-------- GIVEN DATA --------

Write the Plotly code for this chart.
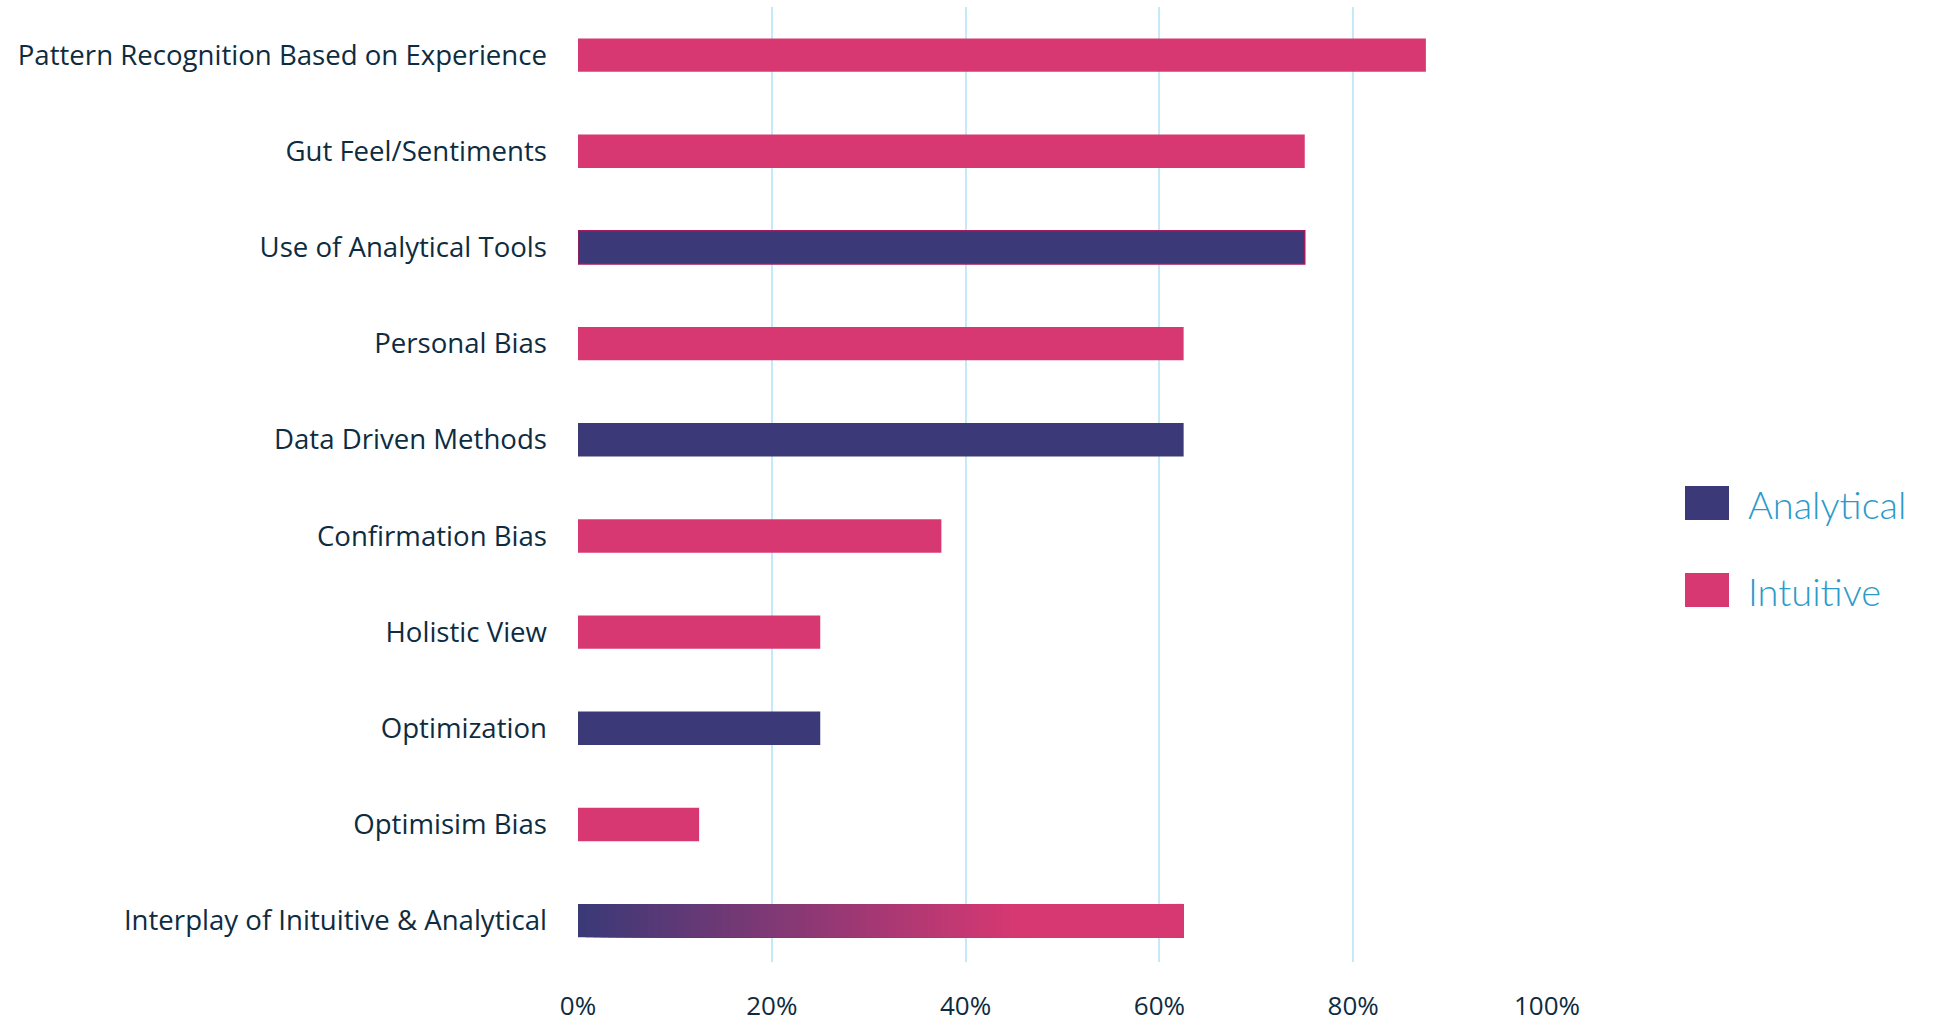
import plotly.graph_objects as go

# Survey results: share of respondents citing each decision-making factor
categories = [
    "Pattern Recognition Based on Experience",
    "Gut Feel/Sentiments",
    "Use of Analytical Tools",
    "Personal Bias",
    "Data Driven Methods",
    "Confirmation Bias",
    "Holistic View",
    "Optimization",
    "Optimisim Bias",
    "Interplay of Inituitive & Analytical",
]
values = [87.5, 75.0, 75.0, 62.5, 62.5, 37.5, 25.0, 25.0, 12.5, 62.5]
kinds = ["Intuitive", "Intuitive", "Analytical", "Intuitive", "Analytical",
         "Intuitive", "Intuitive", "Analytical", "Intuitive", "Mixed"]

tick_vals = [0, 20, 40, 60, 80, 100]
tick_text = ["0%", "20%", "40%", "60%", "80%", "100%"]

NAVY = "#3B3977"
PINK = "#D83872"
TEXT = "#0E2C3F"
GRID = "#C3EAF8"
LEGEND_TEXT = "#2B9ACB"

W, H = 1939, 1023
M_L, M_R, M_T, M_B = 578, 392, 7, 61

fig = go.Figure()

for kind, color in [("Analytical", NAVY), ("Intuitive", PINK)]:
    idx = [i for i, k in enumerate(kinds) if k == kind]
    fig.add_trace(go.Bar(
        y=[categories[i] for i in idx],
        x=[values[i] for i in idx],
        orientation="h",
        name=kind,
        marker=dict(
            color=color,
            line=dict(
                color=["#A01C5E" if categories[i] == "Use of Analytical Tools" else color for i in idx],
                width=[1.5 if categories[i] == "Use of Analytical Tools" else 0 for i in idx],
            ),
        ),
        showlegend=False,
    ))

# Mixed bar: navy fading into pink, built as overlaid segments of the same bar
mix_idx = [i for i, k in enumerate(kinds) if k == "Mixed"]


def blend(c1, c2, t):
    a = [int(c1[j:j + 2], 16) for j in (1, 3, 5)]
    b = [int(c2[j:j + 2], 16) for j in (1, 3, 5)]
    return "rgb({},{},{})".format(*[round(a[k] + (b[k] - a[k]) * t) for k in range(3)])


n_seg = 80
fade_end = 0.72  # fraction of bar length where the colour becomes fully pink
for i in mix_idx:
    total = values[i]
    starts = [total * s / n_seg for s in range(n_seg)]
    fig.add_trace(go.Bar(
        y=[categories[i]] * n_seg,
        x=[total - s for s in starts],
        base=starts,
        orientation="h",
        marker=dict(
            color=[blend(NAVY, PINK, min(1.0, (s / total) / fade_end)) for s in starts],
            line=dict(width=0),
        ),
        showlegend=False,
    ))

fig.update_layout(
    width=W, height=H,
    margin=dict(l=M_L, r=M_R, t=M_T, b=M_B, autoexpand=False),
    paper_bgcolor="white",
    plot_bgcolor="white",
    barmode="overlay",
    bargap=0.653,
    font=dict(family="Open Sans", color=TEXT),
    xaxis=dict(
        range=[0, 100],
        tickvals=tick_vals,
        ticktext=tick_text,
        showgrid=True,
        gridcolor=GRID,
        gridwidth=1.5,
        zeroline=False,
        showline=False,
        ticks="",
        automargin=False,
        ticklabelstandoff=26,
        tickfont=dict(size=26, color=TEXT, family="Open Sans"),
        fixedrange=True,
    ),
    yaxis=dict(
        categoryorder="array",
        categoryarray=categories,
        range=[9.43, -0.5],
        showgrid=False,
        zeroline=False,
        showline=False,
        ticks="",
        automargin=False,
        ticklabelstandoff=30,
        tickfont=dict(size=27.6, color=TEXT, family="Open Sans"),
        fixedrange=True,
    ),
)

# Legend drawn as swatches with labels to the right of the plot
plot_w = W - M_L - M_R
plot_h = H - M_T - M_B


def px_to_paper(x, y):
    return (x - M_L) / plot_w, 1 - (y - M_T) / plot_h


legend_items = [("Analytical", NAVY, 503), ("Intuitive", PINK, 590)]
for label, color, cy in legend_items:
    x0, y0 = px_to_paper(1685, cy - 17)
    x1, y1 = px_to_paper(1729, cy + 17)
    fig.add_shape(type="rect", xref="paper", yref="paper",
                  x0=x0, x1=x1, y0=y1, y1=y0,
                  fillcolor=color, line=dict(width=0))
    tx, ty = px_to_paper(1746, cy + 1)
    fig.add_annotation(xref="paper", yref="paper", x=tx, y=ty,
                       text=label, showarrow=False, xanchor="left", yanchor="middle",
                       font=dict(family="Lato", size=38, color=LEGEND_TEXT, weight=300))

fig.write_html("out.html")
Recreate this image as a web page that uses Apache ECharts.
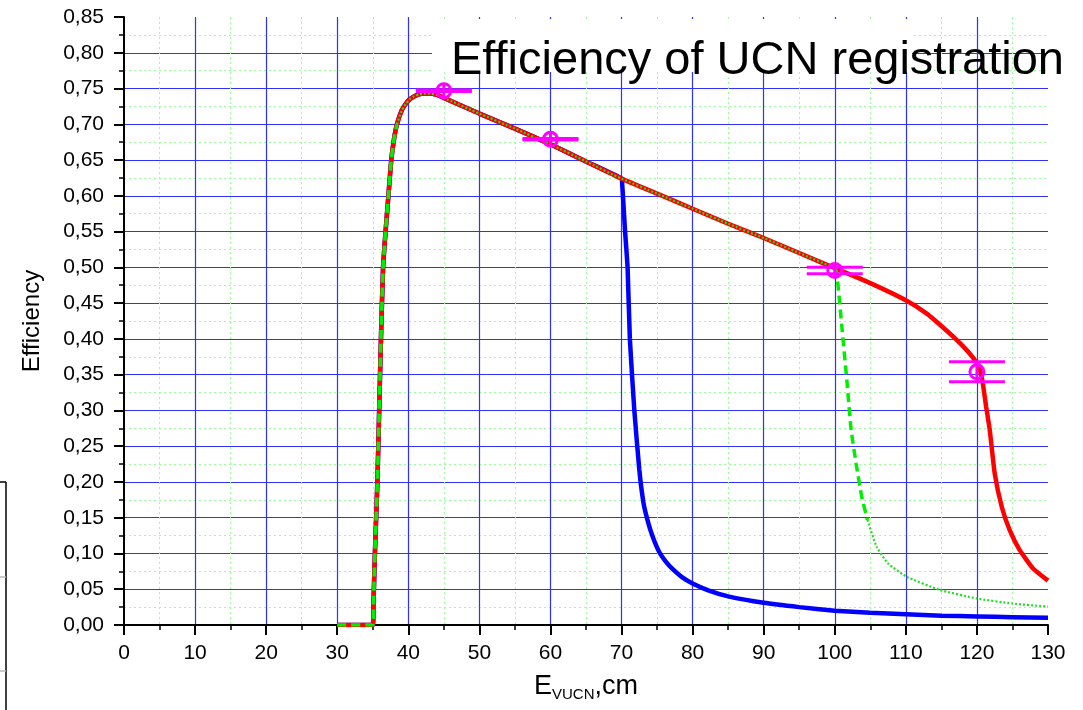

--------

**DO THIS**. Reproduce every entry word for word, but omit the pictures.

**FINAL RESULT**.
Write the Plotly code for this chart.
import plotly.graph_objects as go

# Survey results: share of respondents citing each decision-making factor
categories = [
    "Pattern Recognition Based on Experience",
    "Gut Feel/Sentiments",
    "Use of Analytical Tools",
    "Personal Bias",
    "Data Driven Methods",
    "Confirmation Bias",
    "Holistic View",
    "Optimization",
    "Optimisim Bias",
    "Interplay of Inituitive & Analytical",
]
values = [87.5, 75.0, 75.0, 62.5, 62.5, 37.5, 25.0, 25.0, 12.5, 62.5]
kinds = ["Intuitive", "Intuitive", "Analytical", "Intuitive", "Analytical",
         "Intuitive", "Intuitive", "Analytical", "Intuitive", "Mixed"]

tick_vals = [0, 20, 40, 60, 80, 100]
tick_text = ["0%", "20%", "40%", "60%", "80%", "100%"]

NAVY = "#3B3977"
PINK = "#D83872"
TEXT = "#0E2C3F"
GRID = "#C3EAF8"
LEGEND_TEXT = "#2B9ACB"

W, H = 1939, 1023
M_L, M_R, M_T, M_B = 578, 392, 7, 61

fig = go.Figure()

for kind, color in [("Analytical", NAVY), ("Intuitive", PINK)]:
    idx = [i for i, k in enumerate(kinds) if k == kind]
    fig.add_trace(go.Bar(
        y=[categories[i] for i in idx],
        x=[values[i] for i in idx],
        orientation="h",
        name=kind,
        marker=dict(
            color=color,
            line=dict(
                color=["#A01C5E" if categories[i] == "Use of Analytical Tools" else color for i in idx],
                width=[1.5 if categories[i] == "Use of Analytical Tools" else 0 for i in idx],
            ),
        ),
        showlegend=False,
    ))

# Mixed bar: navy fading into pink, built as overlaid segments of the same bar
mix_idx = [i for i, k in enumerate(kinds) if k == "Mixed"]


def blend(c1, c2, t):
    a = [int(c1[j:j + 2], 16) for j in (1, 3, 5)]
    b = [int(c2[j:j + 2], 16) for j in (1, 3, 5)]
    return "rgb({},{},{})".format(*[round(a[k] + (b[k] - a[k]) * t) for k in range(3)])


n_seg = 80
fade_end = 0.72  # fraction of bar length where the colour becomes fully pink
for i in mix_idx:
    total = values[i]
    starts = [total * s / n_seg for s in range(n_seg)]
    fig.add_trace(go.Bar(
        y=[categories[i]] * n_seg,
        x=[total - s for s in starts],
        base=starts,
        orientation="h",
        marker=dict(
            color=[blend(NAVY, PINK, min(1.0, (s / total) / fade_end)) for s in starts],
            line=dict(width=0),
        ),
        showlegend=False,
    ))

fig.update_layout(
    width=W, height=H,
    margin=dict(l=M_L, r=M_R, t=M_T, b=M_B, autoexpand=False),
    paper_bgcolor="white",
    plot_bgcolor="white",
    barmode="overlay",
    bargap=0.653,
    font=dict(family="Open Sans", color=TEXT),
    xaxis=dict(
        range=[0, 100],
        tickvals=tick_vals,
        ticktext=tick_text,
        showgrid=True,
        gridcolor=GRID,
        gridwidth=1.5,
        zeroline=False,
        showline=False,
        ticks="",
        automargin=False,
        ticklabelstandoff=26,
        tickfont=dict(size=26, color=TEXT, family="Open Sans"),
        fixedrange=True,
    ),
    yaxis=dict(
        categoryorder="array",
        categoryarray=categories,
        range=[9.43, -0.5],
        showgrid=False,
        zeroline=False,
        showline=False,
        ticks="",
        automargin=False,
        ticklabelstandoff=30,
        tickfont=dict(size=27.6, color=TEXT, family="Open Sans"),
        fixedrange=True,
    ),
)

# Legend drawn as swatches with labels to the right of the plot
plot_w = W - M_L - M_R
plot_h = H - M_T - M_B


def px_to_paper(x, y):
    return (x - M_L) / plot_w, 1 - (y - M_T) / plot_h


legend_items = [("Analytical", NAVY, 503), ("Intuitive", PINK, 590)]
for label, color, cy in legend_items:
    x0, y0 = px_to_paper(1685, cy - 17)
    x1, y1 = px_to_paper(1729, cy + 17)
    fig.add_shape(type="rect", xref="paper", yref="paper",
                  x0=x0, x1=x1, y0=y1, y1=y0,
                  fillcolor=color, line=dict(width=0))
    tx, ty = px_to_paper(1746, cy + 1)
    fig.add_annotation(xref="paper", yref="paper", x=tx, y=ty,
                       text=label, showarrow=False, xanchor="left", yanchor="middle",
                       font=dict(family="Lato", size=38, color=LEGEND_TEXT, weight=300))

fig.write_html("out.html")
Recreate this image as a web page that uses Apache ECharts.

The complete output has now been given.